Nonetheless, the low price comes at the expense of lower reliability. Cross-sensitivities (i.e., a lack of selectivity), interferences with environmental factors such as temperature and humidity, high unit-to-unit variability, sensor aging, and concept drift are common deficiencies. Typically, these systems are calibrated using field data and machine learning algorithms (e.g., random forests or neural networks) to overcome some of these shortcomings.
Still, the operation of a larger sensor network in a city is very challenging due to the number and frequency of maintenance (i.e., recalibration) required. Although solutions exist with algorithms such as blind calibration, these only work if certain assumptions are met, which does not seem to be the case for air pollution monitoring.
The aim of this project was to address the remaining failure modes and design protocols to increase or track the reliability. Also, the question arose as to what extent algorithms are trustworthy at all. I worked on this as a research scientist at METAS and the peer-reviewed publications eventually became the basis for my dissertation.
First, the relocation problem with field calibrated systems was revised and traced back to lacking representativeness of the calibration data, typically followed by concept drift. In other words, the quality of the data decreases when the devices are moved to a different location, but it can also decrease over time after it has been in the same location. This work replicated field calibrations and examined the resulting models and the data used with techniques from data science. The main finding was that the cause was the lack of representativeness of the calibration data and the strong correlations between the measured variables. If the relationships between the variables change, the calibration model also becomes invalid. It was concluded that this problem could be solved by using orthogonal experimental designs.

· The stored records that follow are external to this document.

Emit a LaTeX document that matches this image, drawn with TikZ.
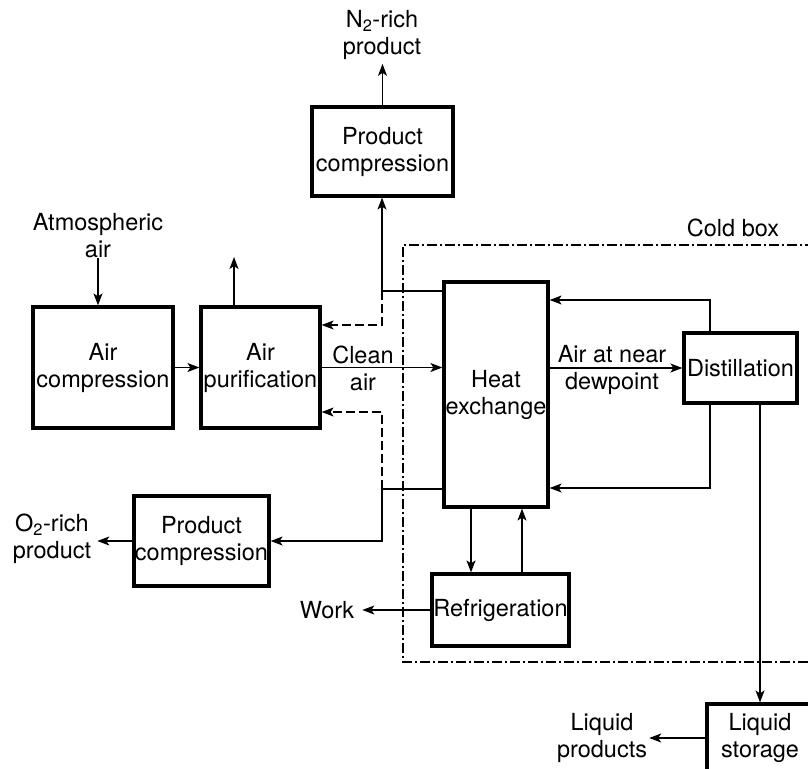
\documentclass[tikz,border=0pt]{standalone}
\usepackage{fontspec}
\setmainfont{TeX Gyre Heros}
\usetikzlibrary{arrows.meta}
\begin{document}
\begin{tikzpicture}[x=1pt,y=-1pt,
  every node/.style={font=\fontsize{23.5}{27}\selectfont},
  box/.style={draw, line width=3.2pt, inner sep=0pt, align=center},
  lbl/.style={inner sep=0pt, align=center},
  flow/.style={line width=1.3pt, -{Stealth[length=12pt,width=9pt,inset=3pt]}},
  dflow/.style={flow, dash pattern=on 9pt off 4pt},
  coldbox/.style={line width=1.2pt, dash pattern=on 10pt off 3pt on 2pt off 3pt}]
\useasboundingbox (0,0) rectangle (808,768);
% boxes
\node[box, minimum width=141pt, minimum height=89pt] (pct) at (382.5,151.5) {Product\\compression};
\node[box, minimum width=140pt, minimum height=121pt] (ac) at (103,367.5) {Air\\compression};
\node[box, minimum width=119pt, minimum height=121pt] (ap) at (260.5,367.5) {Air\\purification};
\node[box, minimum width=104pt, minimum height=225pt] (hx) at (496,394.5) {Heat\\exchange};
\node[box, minimum width=113pt, minimum height=70pt] (ds) at (740.5,368) {Distillation};
\node[box, minimum width=135pt, minimum height=90pt] (pcb) at (201.5,541) {Product\\compression};
\node[box, minimum width=137pt, minimum height=72pt] (rf) at (500.5,610) {Refrigeration};
\node[box, minimum width=106pt, minimum height=68pt] (ls) at (760,738) {Liquid\\storage};
% labels
\node[lbl] (n2) at (382,35) {N\textsubscript{2}-rich\\product};
\node[lbl] (atm) at (98,236) {Atmospheric\\air};
\node[lbl] (o2) at (52,539) {O\textsubscript{2}-rich\\product};
\node[lbl] (work) at (327,610) {Work};
\node[lbl] (lp) at (602,738) {Liquid\\products};
\node[lbl] (cb) at (733,228) {Cold box};
\node[lbl] (cl) at (363,368.5) {Clean\\air};
\node[lbl] (adp) at (612,369.5) {Air at near\\dewpoint};
% junction coordinates
\coordinate (j1) at (382,291);
\coordinate (j1d) at (382,325);
\coordinate (j2) at (382,489);
\coordinate (j2u) at (382,412);
\coordinate (j2d) at (382,541);
\coordinate (d1) at (710,300);
\coordinate (d2) at (710,488);
\coordinate (vent) at (234,257);
\coordinate (rx1) at (471,550);
\coordinate (rx2) at (522,550);
% cold box
\draw[coldbox] (815,245) -- (403,245) -- (403,662) -- (815,662);
% connectors
\draw[flow] (atm.south) -- (atm.south |- ac.north);
\draw[flow] (ac.east) -- (ap.west);
\draw[flow] (vent |- ap.north) -- (vent);
\draw[flow] (ap.east) -- (ap.east -| hx.west);
\draw[flow] (hx.east |- ds.west) -- (ds.west);
\draw[flow] (hx.west |- j1) -- (j1) -- (j1 |- pct.south);
\draw[dflow] (j1) -- (j1d) -- (j1d -| ap.east);
\draw[flow] (hx.west |- j2) -- (j2) -- (j2d) -- (j2d -| pcb.east);
\draw[dflow] (j2) -- (j2u) -- (j2u -| ap.east);
\draw[flow, shorten >=4pt] (pct.north) -- (pct.north |- n2.south);
\draw[flow, shorten >=6pt] (pcb.west) -- (pcb.west -| o2.east);
\draw[flow, shorten >=8pt] (rf.west) -- (rf.west -| work.east);
\draw[flow, shorten >=2pt] (ls.west |- lp) -- (lp.east);
\draw[flow] (ds.south -| ls.north) -- (ls.north);
\draw[flow] (ds.north -| d1) -- (d1) -- (d1 -| hx.east);
\draw[flow] (ds.south -| d2) -- (d2) -- (d2 -| hx.east);
\draw[flow] (hx.south -| rx1) -- (rf.north -| rx1);
\draw[flow] (rf.north -| rx2) -- (hx.south -| rx2);
\end{tikzpicture}
\end{document}
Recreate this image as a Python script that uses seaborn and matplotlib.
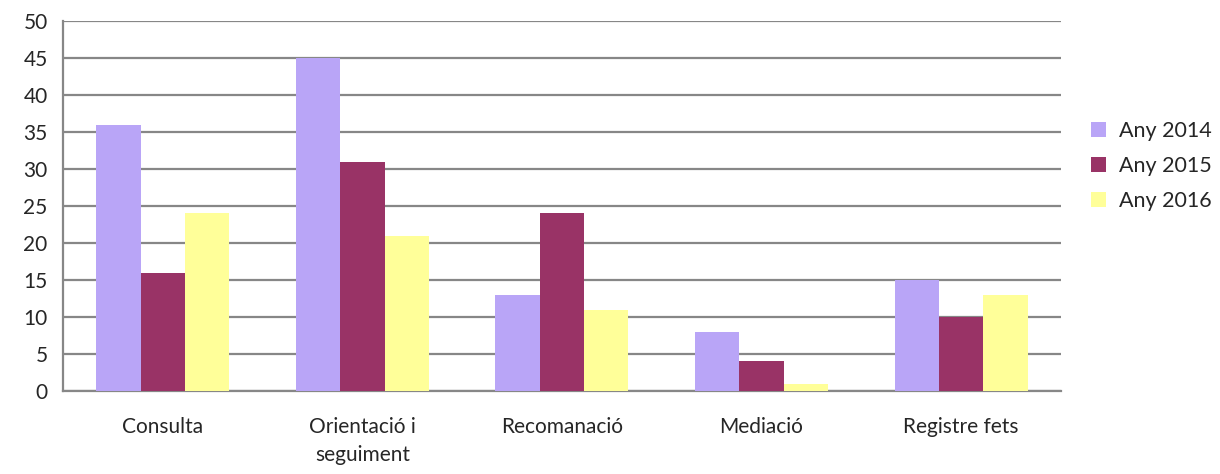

With this knowledge, a compact continuous-flow automaton that allows characterizing cross-sensitivities and interferences with environmental factors as well as resolving spatial and temporal relocation problems was developed. It generates orthogonal atmospheres, i.e., gas mixtures at different relative humidities and temperatures, in an efficient manner using fractional factorial designs for the simultaneous calibration of an array of low-cost sensor systems in the laboratory. Such devices can then serve as mobile references (e.g., on top of buses or trams) to recalibrate other low-cost devices.

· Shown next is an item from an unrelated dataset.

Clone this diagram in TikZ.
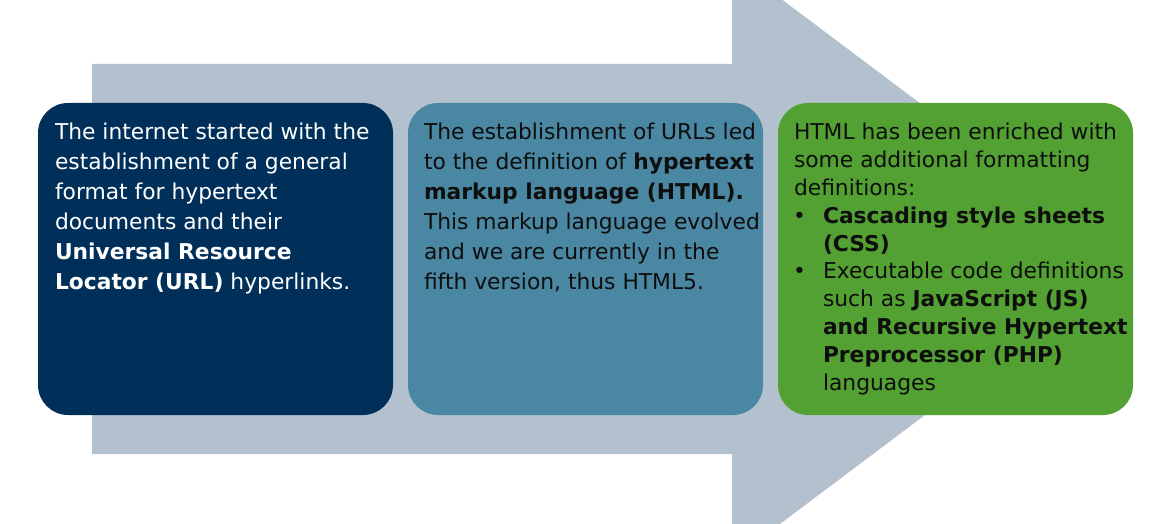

For field calibrated systems, which are heavily affected by concept drift, machine learning algorithms that monitor the trustworthiness of incoming measurements were proposed and discussed. This would allow, for instance, dynamic maintenance of the sensor systems. Anomalies are detected by estimating the support of the sensor signal distribution and by assessing the position of new signals with respected to this support. Moreover, it was demonstrated how such algorithms might be evaluated with strategies from software testing (i.e., evaluation in “virtual evironments” via numerical simulations based on finite difference equations representing physical phenomena).
Finally, a theoretical concept for the stochastic online recalibration of gas sensor networks by means of mobile reference instruments was presented. In essence, measured values would be compared during encounters and the calibration models would be adjusted by means of stochastic gradient updates. Recently developed gradient update rules such as RMSProp (with and without momentum) were explored. The algorithms and their design parameters were evaluated using Monte Carlo simulations. The analysis suggested that the reliability of the measurements could be maintained in this manner as sensor aging and concept drift are continuously compensated for.